Concluding with Donald Campbell’s Bluebird was a great way to bring the story full circle, because my first thought while reading about the 1923 Delage with its Hispano-Suiza airplane engine was that it was like a 1920s version of a jet-powered Bonnevile land speed record competitor.
Fantastic cars, great one-of-a kind vehicles and stories. A wonderful morning’s entertainment.
Any pictures of the engine in the yellow Ferrari?
It seems that cars are like the people you meet here: everyone has a story on how they got here.
The bonnet stayed closed, but I found one on the auction website. Robert note the Ferrari is not a 275, but a one-off built probably on a 400 chassis (it was not explicitly stated) with perhaps a 512 engine.
on that note, some guy in Australia put a Rolls Royce Merlin in a 55 Chevy. you can see it on YouTube.
That was Rod Hadfield that is probably the most outlandish car he has built in 40 years of hot rodding – not by as large a margin as you might think! I saw it 10 years ago before he took it to the US, just after he had loaded it onto his truck so I didn’t get to see it run unfortunately.
FB Holden FJ Holden, VW EIP Vauxhall Hi line MK2 Zephyr early Falcon, Leyland 20 van EH Holden and yes thats a Super Snipe or Snipe, Lots of CCs,
Just some useless trivia, Wolseley built Hispano aero engines under licence during WW1 and copied the bevel gear OHC setup and used it on their cars untill 1953 when BMC dictated they use generic BMC engines.
If there is a God he has a Hispano Suiza in his garage.
Well, maybe not God, but I remember hearing in an early Ken Burns biography “Empire of the Air” that Edwin Armstrong, early radio pioneer, owned a Hispano Suiza back when he was courting NBC’s David Sarnoff’s secretary whom he later married (back when he was flush with money before the long contested patent litigation on amplification with Lee Deforest made him so depressed that he committed suicide)…a story I’d not heard previously.
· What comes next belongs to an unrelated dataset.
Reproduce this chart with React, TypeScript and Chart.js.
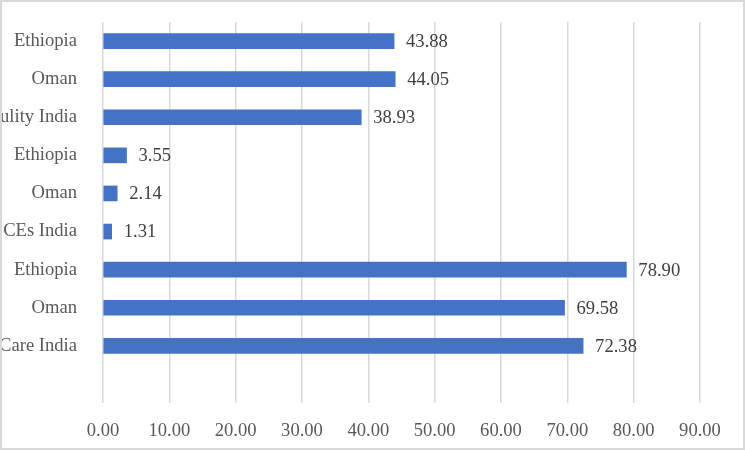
import React, { useEffect, useRef } from "react";
import { Chart, registerables } from "chart.js";

Chart.register(...registerables);

// Categories from top to bottom; the last slot is an empty row below the bars.
const categories: string[] = [
  "Ethiopia",
  "Oman",
  "ulity India",
  "Ethiopia",
  "Oman",
  "CEs India",
  "Ethiopia",
  "Oman",
  "Care India",
  "",
];

const values: (number | null)[] = [43.88, 44.05, 38.93, 3.55, 2.14, 1.31, 78.9, 69.58, 72.38, null];

const axisMin = 0;
const axisMax = 90;
const axisStep = 10;

const FONT = "'Liberation Serif', 'Times New Roman', serif";
const FONT_SIZE = 18.6;

// Writes each bar's value just past its end.
const valueLabels = {
  id: "valueLabels",
  afterDatasetsDraw(chart: any) {
    const ctx = chart.ctx;
    const meta = chart.getDatasetMeta(0);
    ctx.save();
    ctx.font = `${FONT_SIZE}px ${FONT}`;
    ctx.fillStyle = "#404040";
    ctx.textAlign = "left";
    ctx.textBaseline = "middle";
    meta.data.forEach((bar: any, i: number) => {
      const v = values[i];
      if (v === null || v === undefined) return;
      ctx.fillText(v.toFixed(2), bar.x + 12, bar.y + 1);
    });
    ctx.restore();
  },
};

export default function App() {
  const canvasRef = useRef<HTMLCanvasElement | null>(null);

  useEffect(() => {
    const canvas = canvasRef.current;
    if (!canvas) return;
    const chart = new Chart(canvas, {
      type: "bar",
      data: {
        labels: categories,
        datasets: [
          {
            data: values as any,
            backgroundColor: "#4472C4",
            barThickness: 15,
          },
        ],
      },
      options: {
        indexAxis: "y",
        responsive: false,
        animation: false,
        layout: { padding: { top: 20, right: 43, bottom: 0, left: 0 } },
        plugins: {
          legend: { display: false },
          tooltip: { enabled: false },
        },
        scales: {
          x: {
            min: axisMin,
            max: axisMax,
            border: { display: false },
            grid: { color: "#d9d9d9", lineWidth: 1.5, drawTicks: false },
            ticks: {
              stepSize: axisStep,
              padding: 17,
              color: "#595959",
              font: { family: FONT, size: FONT_SIZE },
              callback: (v: any) => Number(v).toFixed(2),
            },
            afterFit: (scale: any) => {
              scale.height = 45;
            },
          },
          y: {
            border: { display: false },
            grid: { display: false, drawTicks: false },
            ticks: {
              padding: 26,
              color: "#595959",
              font: { family: FONT, size: FONT_SIZE },
              autoSkip: false,
            },
            afterFit: (scale: any) => {
              scale.width = 101;
              scale.paddingTop = 0;
              scale.paddingBottom = 0;
            },
          },
        },
      },
      plugins: [valueLabels],
    });
    return () => chart.destroy();
  }, []);

  return (
    <div
      style={{
        position: "absolute",
        left: 0,
        top: 0,
        width: 745,
        height: 450,
        boxSizing: "border-box",
        border: "2px solid #d9d9d9",
        background: "#ffffff",
      }}
    >
      <canvas ref={canvasRef} width={741} height={446} style={{ display: "block" }} />
    </div>
  );
}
I’m guessing those cars were rare even back when they were new (in the 1920’s?).
I’ve had the privilage of an afternoon’s outing in sunny Surrey, UK, in my wife’s friend’s 1936 Lagonda a few years ago. I enjoyed a very distinctive hairy chest experience. No seat belts, no doors, no roof, no nothing to hang on to in the corners. Coming to a roundabout, a VW obviously had right of way but Johathan, the owner, laughed like a drain and confidently informed me that there was no way he would be able to stop in time.
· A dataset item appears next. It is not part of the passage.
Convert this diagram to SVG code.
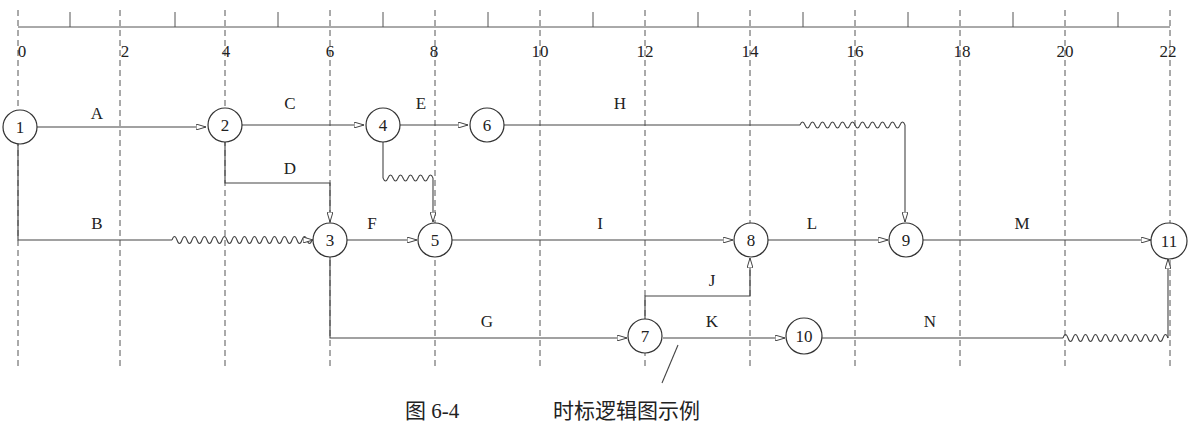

He was right. Add no brakes to the above description. The lady driver of the VW was slack jawed, bright eyed and grinning like a small child at the sight of us and only too happy to allow an 18′ lorry right of way. Indeed, everyone we passed on the road was smiling at the car and other vehicles were slowing down in awe and respect.
It was a V12, owned by his late father for many years and then passed on to his son. The present owner took it to Switzerland back in 2007 for a Lagonda meet, driving all the way there in three days; in rain and shine. They arrived dirty and exhausted, wearing workmen’s boiler suits whilst everybody else had immaculately polished cars and expensive period costumes. The car returned about 8mpg on the trip; comsumption similar to throwing pound notes out of the window every few kilometres.
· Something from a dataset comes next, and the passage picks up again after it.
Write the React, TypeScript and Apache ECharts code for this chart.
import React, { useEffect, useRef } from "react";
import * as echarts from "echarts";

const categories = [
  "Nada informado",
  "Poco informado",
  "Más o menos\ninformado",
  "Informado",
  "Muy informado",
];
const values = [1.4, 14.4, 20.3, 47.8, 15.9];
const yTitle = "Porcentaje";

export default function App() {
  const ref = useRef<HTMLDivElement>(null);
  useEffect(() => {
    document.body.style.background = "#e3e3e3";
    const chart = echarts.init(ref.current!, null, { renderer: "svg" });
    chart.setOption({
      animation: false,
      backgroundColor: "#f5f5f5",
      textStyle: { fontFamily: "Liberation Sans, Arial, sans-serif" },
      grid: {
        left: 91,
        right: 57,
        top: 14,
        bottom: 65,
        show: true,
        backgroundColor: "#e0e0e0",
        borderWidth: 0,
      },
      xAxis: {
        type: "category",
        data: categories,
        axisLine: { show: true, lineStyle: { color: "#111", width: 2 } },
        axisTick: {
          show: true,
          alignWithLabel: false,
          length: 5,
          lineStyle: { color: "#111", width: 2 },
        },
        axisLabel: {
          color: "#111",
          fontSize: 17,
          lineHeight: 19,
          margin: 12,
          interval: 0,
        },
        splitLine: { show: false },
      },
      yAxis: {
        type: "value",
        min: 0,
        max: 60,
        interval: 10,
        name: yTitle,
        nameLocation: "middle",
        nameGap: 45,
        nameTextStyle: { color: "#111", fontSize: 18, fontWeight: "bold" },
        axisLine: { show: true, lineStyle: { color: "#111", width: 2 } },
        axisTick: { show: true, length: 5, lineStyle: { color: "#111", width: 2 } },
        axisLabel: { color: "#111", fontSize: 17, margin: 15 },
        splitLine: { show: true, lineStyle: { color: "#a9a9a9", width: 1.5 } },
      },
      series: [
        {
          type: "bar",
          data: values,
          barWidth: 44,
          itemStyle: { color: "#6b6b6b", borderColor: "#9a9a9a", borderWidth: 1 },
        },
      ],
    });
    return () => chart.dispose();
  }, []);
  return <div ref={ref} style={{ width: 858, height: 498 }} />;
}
An exquisite piece of British machinery I would die to own and an experience I will never forget.
Add no windows to the above!
What a fantastic experience!
Speaking of brakes, I saw some Model T’s on the weekend and one had been converted to rear disc brakes. Still no brakes at all on the front wheels though!
That Hispano engine at 1150ci,
more capacity than two Detroit big blocks,
what a beautiful noise it would make
How does the expression go?
“One drives a Ford, one is driven in a Rolls-Royce, but one only gives one’s mistress a Delage”
If I had a mistress, to heck with her, I’d give her a Ford, I’d keep the Delage for ME!